Professional #include contents


I need to create an API that will allow my customer's developers to use a proprietary C module that will be released as a library (think .lib or .so -- not source).

I'd like to make the header as developer-friendly as possible (so I won't need to be), following best practices and providing comments with descriptions, examples, caveats, etc.

What else should I consider from business, technical, and plain common-sense perspectives?


Solution

  • The header file itself should be clean and tidy and probably close to minimal. It should point to where the documentation can be found. It probably shouldn't include complete examples (notwithstanding some of my own headers that do that). It should include basic information about the copyright and licence and author details. It should only contain stuff that end users need - nothing that only the developers need. It should be self-contained; it should include any other headers necessary to make it work (so the user can write '#include "your-header.h"' and the code will compile cleanly, even if that's the first or only header they include).

    Added: The header should include some basic version information too (file revision number and modification date, and/or the product release version number and release date). This helps people looking at two releases of the software -- and successful software is released more than once.

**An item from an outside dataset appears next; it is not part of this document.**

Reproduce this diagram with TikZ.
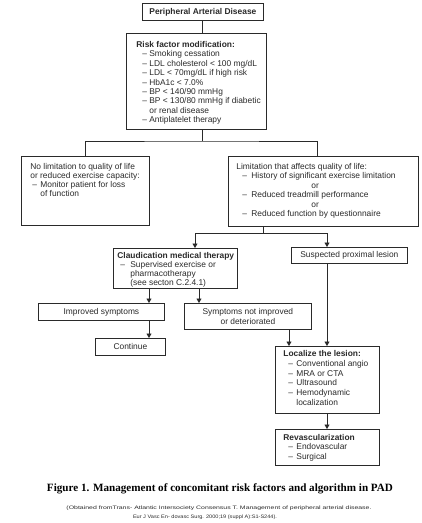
\documentclass[tikz,border=0pt]{standalone}
\usepackage{fontspec}
\usepackage{graphicx}
\setmainfont{Liberation Sans}
\newfontfamily\capfont{Liberation Serif}
\usetikzlibrary{arrows.meta}
% box text: height, width, left pad, first baseline, baselineskip, content
\newcommand\bxt[6]{\begin{minipage}[t][#1][t]{#2}\fontsize{8.4}{#5}\selectfont\raggedright\leftskip=#3\relax\rule{0pt}{#4}#6\end{minipage}}
\newcommand\itm[2]{\hspace*{#1}\makebox[#2][l]{–}}
\definecolor{ink}{HTML}{2A2A2A}
\tikzset{
  box/.style={draw=ink, line width=0.8pt, inner sep=0pt, anchor=north west, text=ink},
  cbox/.style={draw=ink, line width=0.8pt, inner sep=0pt, anchor=north west, text=ink, align=center,
    font=\fontsize{8.4}{9.4}\selectfont},
  ln/.style={draw=ink, line width=0.8pt},
  arr/.style={draw=ink, line width=0.8pt, -{Triangle[length=4.5pt,width=5pt]}},
  src/.style={text=ink, inner sep=0pt, font=\fontsize{5}{6}\selectfont},
}
\begin{document}
\begin{tikzpicture}[x=1pt,y=-1pt]
\useasboundingbox[fill=white] (0,0) rectangle (422,523);

\node[cbox, minimum width=121pt, minimum height=17pt] (pad) at (142,3) {\textbf{Peripheral Arterial Disease}};

\node[box] (rf) at (126,33) {\bxt{96pt}{140pt}{10pt}{14pt}{9.4pt}{%
\textbf{Risk factor modification:}\\
\itm{6pt}{7pt}Smoking cessation\\
\itm{6pt}{7pt}LDL cholesterol < 100 mg/dL\\
\itm{6pt}{7pt}LDL < 70mg/dL if high risk\\
\itm{6pt}{7pt}HbA1c < 7.0\%\\
\itm{6pt}{7pt}BP < 140/90 mmHg\\
\itm{6pt}{7pt}BP < 130/80 mmHg if diabetic\\
\hspace*{13pt}or renal disease\\
\itm{6pt}{7pt}Antiplatelet therapy}};

\node[box] (left) at (21,156) {\bxt{69pt}{128pt}{9pt}{13.5pt}{9pt}{%
No limitation to quality of life\\
or reduced exercise capacity:\\
\itm{2pt}{8pt}Monitor patient for loss\\
\hspace*{10pt}of function}};

\node[box] (right) at (228,156) {\bxt{70pt}{190pt}{8pt}{13pt}{9.4pt}{%
Limitation that affects quality of life:\\
\itm{6pt}{9pt}History of significant exercise limitation\\
\hspace*{75pt}or\\
\itm{6pt}{9pt}Reduced treadmill performance\\
\hspace*{75pt}or\\
\itm{6pt}{9pt}Reduced function by questionnaire}};

\node[box] (claud) at (113,248) {\bxt{40pt}{124pt}{4pt}{10pt}{9pt}{%
\textbf{Claudication medical therapy}\\
\itm{3pt}{10pt}Supervised exercise or\\
\hspace*{13pt}pharmacotherapy\\
\hspace*{13pt}(see secton C.2.4.1)}};

\node[cbox, minimum width=116pt, minimum height=16pt] (susp) at (291,247) {Suspected proximal lesion};

\node[cbox, minimum width=126pt, minimum height=17pt] (improved) at (38,303) {Improved symptoms};

\node[cbox, minimum width=127pt, minimum height=26pt] (notimp) at (184,303) {Symptoms not improved\\or deteriorated};

\node[cbox, minimum width=70pt, minimum height=17pt] (cont) at (95,338) {Continue};

\node[box] (loc) at (275,346) {\bxt{67pt}{104pt}{8pt}{10pt}{9.8pt}{%
\textbf{Localize the lesion:}\\
\itm{5pt}{8pt}Conventional angio\\
\itm{5pt}{8pt}MRA or CTA\\
\itm{5pt}{8pt}Ultrasound\\
\itm{5pt}{8pt}Hemodynamic\\
\hspace*{13pt}localization}};

\node[box] (revasc) at (275,429) {\bxt{36pt}{104pt}{8pt}{11pt}{9.5pt}{%
\textbf{Revascularization}\\
\itm{5pt}{8pt}Endovascular\\
\itm{5pt}{8pt}Surgical}};

% connectors
\coordinate (j1) at (202,141);
\coordinate (xr) at (317,0);
\coordinate (j2) at (263,233);
\coordinate (xc) at (195,0);
\coordinate (xs) at (327,0);
\coordinate (xi) at (149,0);
\coordinate (xn) at (199,0);
\coordinate (xl) at (289,0);

\draw[ln] (pad.south -| j1) -- (rf.north -| j1);
\draw[ln] (rf.south -| j1) -- (j1);
\draw[ln] (left.north) |- (j1) -| (right.north -| xr);
\draw[ln] (right.south -| j2) -- (j2);
\draw[arr] (j2) -| (claud.north -| xc);
\draw[arr] (j2) -| (susp.north -| xs);
\draw[arr] (claud.south -| xi) -- (improved.north -| xi);
\draw[arr] (claud.south -| xn) -- (notimp.north -| xn);
\draw[arr] (improved.south -| xi) -- (cont.north -| xi);
\draw[arr] (notimp.south -| xl) -- (loc.north -| xl);
\draw[arr] (susp.south -| xs) -- (loc.north -| xs);
\draw[arr] (loc.south -| xs) -- (revasc.north -| xs);

% caption
\node (cap) at (220,489) {\resizebox{346pt}{!}{\capfont\bfseries Figure 1. Management of concomitant risk factors and algorithm in PAD}};
\node[src] (src1) at (219,508) {\resizebox{305pt}{3.6pt}{(Obtained fromTrans- Atlantic Intersociety Consensus T. Management of peripheral arterial disease.}};
\node[src] (src2) at (205,517) {\resizebox{144pt}{3.6pt}{Eur J Vasc En- dovasc Surg. 2000;19 (suppl A):S1-S244).}};
\end{tikzpicture}
\end{document}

    Added: Adam asked me to expand on "and nothing that only the developers need". That means, for example, that even though the internal functions may use some structure type, if none of the external interfaces uses that structure type, then the public header should not contain a definition of that structure type. It should be in a private header that is not distributed (or is only distributed with the complete source). It should not be polluting the public header. It is tempting to say "but it is only a little bit of wasted space", and it is accurate, but if everyone wastes a little space and time, then the total waste can become expensive.

    The key point about the public header is that it should contain everything that the user of the library (set of functions) needs, and nothing that they do not need.